*TO DO*: Copy nothing but the text: reproduce each line of the listing exactly and leave the pictures out.

══ STORED DATA ══

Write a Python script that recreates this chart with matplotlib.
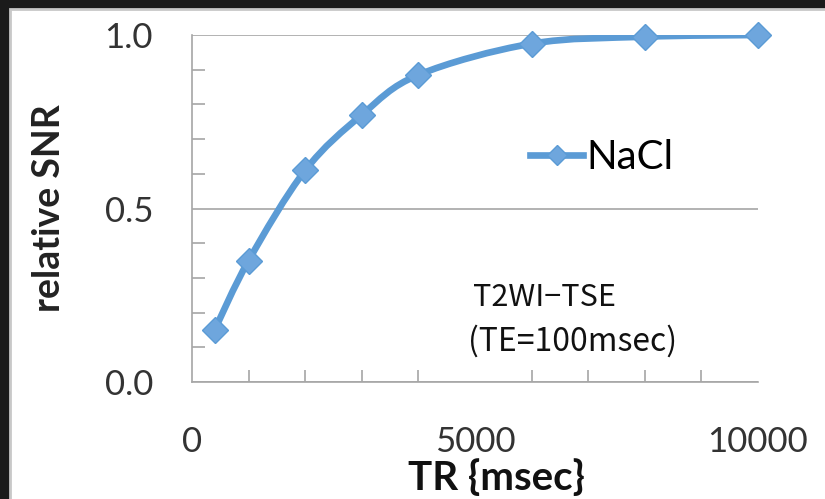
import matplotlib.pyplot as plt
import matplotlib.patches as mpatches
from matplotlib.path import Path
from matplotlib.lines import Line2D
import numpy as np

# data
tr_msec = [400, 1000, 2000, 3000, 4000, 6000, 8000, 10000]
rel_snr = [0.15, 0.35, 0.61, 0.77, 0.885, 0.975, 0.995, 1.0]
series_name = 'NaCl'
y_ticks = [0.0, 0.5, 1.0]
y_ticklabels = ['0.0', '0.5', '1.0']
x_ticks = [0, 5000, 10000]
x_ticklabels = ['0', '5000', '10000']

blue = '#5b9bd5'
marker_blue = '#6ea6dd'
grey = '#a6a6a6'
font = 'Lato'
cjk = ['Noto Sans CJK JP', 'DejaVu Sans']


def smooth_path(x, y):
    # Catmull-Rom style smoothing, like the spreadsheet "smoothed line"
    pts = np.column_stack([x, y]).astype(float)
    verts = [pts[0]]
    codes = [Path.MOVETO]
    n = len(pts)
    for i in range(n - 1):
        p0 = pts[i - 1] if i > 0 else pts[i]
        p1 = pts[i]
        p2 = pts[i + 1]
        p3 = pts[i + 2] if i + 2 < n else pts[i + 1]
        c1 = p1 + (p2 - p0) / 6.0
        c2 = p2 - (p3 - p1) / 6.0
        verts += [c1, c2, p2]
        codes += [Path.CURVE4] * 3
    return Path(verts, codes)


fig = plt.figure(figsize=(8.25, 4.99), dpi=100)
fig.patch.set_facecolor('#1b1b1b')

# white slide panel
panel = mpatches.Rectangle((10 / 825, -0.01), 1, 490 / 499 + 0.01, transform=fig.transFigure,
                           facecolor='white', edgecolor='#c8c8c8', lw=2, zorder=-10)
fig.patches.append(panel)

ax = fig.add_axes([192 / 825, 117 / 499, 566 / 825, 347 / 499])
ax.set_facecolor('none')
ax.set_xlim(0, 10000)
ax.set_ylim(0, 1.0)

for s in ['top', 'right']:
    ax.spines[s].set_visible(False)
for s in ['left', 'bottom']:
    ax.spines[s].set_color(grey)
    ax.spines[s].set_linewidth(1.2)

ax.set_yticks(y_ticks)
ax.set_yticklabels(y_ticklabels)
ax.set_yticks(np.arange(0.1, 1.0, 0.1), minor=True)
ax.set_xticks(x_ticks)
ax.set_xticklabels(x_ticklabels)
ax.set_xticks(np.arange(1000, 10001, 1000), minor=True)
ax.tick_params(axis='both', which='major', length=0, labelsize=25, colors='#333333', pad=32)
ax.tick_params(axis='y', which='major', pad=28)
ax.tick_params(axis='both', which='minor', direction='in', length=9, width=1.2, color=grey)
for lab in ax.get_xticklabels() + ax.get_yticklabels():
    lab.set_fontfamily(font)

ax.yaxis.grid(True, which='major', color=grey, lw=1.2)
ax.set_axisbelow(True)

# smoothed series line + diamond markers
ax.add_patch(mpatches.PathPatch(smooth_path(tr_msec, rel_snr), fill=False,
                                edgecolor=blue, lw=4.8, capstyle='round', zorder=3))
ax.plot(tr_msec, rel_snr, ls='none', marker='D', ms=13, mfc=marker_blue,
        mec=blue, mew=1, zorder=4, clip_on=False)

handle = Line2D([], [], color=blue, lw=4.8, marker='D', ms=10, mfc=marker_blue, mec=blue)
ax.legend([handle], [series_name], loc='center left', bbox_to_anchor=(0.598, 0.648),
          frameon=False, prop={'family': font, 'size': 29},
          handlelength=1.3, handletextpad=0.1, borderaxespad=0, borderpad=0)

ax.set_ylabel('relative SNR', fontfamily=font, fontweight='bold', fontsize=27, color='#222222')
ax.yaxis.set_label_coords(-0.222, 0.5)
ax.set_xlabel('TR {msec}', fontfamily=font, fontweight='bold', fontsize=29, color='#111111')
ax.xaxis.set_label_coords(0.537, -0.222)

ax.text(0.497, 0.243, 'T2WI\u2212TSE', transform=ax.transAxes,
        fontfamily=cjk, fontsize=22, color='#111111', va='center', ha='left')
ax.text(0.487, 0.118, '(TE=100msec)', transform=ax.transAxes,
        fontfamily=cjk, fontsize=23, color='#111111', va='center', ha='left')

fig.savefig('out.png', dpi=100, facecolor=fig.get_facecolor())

═══

*RESULT OF THE EXERCISE*:
Write a Python script that recreates this chart with matplotlib.
import matplotlib.pyplot as plt
import matplotlib.patches as mpatches
from matplotlib.path import Path
from matplotlib.lines import Line2D
import numpy as np

# data
tr_msec = [400, 1000, 2000, 3000, 4000, 6000, 8000, 10000]
rel_snr = [0.15, 0.35, 0.61, 0.77, 0.885, 0.975, 0.995, 1.0]
series_name = 'NaCl'
y_ticks = [0.0, 0.5, 1.0]
y_ticklabels = ['0.0', '0.5', '1.0']
x_ticks = [0, 5000, 10000]
x_ticklabels = ['0', '5000', '10000']

blue = '#5b9bd5'
marker_blue = '#6ea6dd'
grey = '#a6a6a6'
font = 'Lato'
cjk = ['Noto Sans CJK JP', 'DejaVu Sans']


def smooth_path(x, y):
    # Catmull-Rom style smoothing, like the spreadsheet "smoothed line"
    pts = np.column_stack([x, y]).astype(float)
    verts = [pts[0]]
    codes = [Path.MOVETO]
    n = len(pts)
    for i in range(n - 1):
        p0 = pts[i - 1] if i > 0 else pts[i]
        p1 = pts[i]
        p2 = pts[i + 1]
        p3 = pts[i + 2] if i + 2 < n else pts[i + 1]
        c1 = p1 + (p2 - p0) / 6.0
        c2 = p2 - (p3 - p1) / 6.0
        verts += [c1, c2, p2]
        codes += [Path.CURVE4] * 3
    return Path(verts, codes)


fig = plt.figure(figsize=(8.25, 4.99), dpi=100)
fig.patch.set_facecolor('#1b1b1b')

# white slide panel
panel = mpatches.Rectangle((10 / 825, -0.01), 1, 490 / 499 + 0.01, transform=fig.transFigure,
                           facecolor='white', edgecolor='#c8c8c8', lw=2, zorder=-10)
fig.patches.append(panel)

ax = fig.add_axes([192 / 825, 117 / 499, 566 / 825, 347 / 499])
ax.set_facecolor('none')
ax.set_xlim(0, 10000)
ax.set_ylim(0, 1.0)

for s in ['top', 'right']:
    ax.spines[s].set_visible(False)
for s in ['left', 'bottom']:
    ax.spines[s].set_color(grey)
    ax.spines[s].set_linewidth(1.2)

ax.set_yticks(y_ticks)
ax.set_yticklabels(y_ticklabels)
ax.set_yticks(np.arange(0.1, 1.0, 0.1), minor=True)
ax.set_xticks(x_ticks)
ax.set_xticklabels(x_ticklabels)
ax.set_xticks(np.arange(1000, 10001, 1000), minor=True)
ax.tick_params(axis='both', which='major', length=0, labelsize=25, colors='#333333', pad=32)
ax.tick_params(axis='y', which='major', pad=28)
ax.tick_params(axis='both', which='minor', direction='in', length=9, width=1.2, color=grey)
for lab in ax.get_xticklabels() + ax.get_yticklabels():
    lab.set_fontfamily(font)

ax.yaxis.grid(True, which='major', color=grey, lw=1.2)
ax.set_axisbelow(True)

# smoothed series line + diamond markers
ax.add_patch(mpatches.PathPatch(smooth_path(tr_msec, rel_snr), fill=False,
                                edgecolor=blue, lw=4.8, capstyle='round', zorder=3))
ax.plot(tr_msec, rel_snr, ls='none', marker='D', ms=13, mfc=marker_blue,
        mec=blue, mew=1, zorder=4, clip_on=False)

handle = Line2D([], [], color=blue, lw=4.8, marker='D', ms=10, mfc=marker_blue, mec=blue)
ax.legend([handle], [series_name], loc='center left', bbox_to_anchor=(0.598, 0.648),
          frameon=False, prop={'family': font, 'size': 29},
          handlelength=1.3, handletextpad=0.1, borderaxespad=0, borderpad=0)

ax.set_ylabel('relative SNR', fontfamily=font, fontweight='bold', fontsize=27, color='#222222')
ax.yaxis.set_label_coords(-0.222, 0.5)
ax.set_xlabel('TR {msec}', fontfamily=font, fontweight='bold', fontsize=29, color='#111111')
ax.xaxis.set_label_coords(0.537, -0.222)

ax.text(0.497, 0.243, 'T2WI\u2212TSE', transform=ax.transAxes,
        fontfamily=cjk, fontsize=22, color='#111111', va='center', ha='left')
ax.text(0.487, 0.118, '(TE=100msec)', transform=ax.transAxes,
        fontfamily=cjk, fontsize=23, color='#111111', va='center', ha='left')

fig.savefig('out.png', dpi=100, facecolor=fig.get_facecolor())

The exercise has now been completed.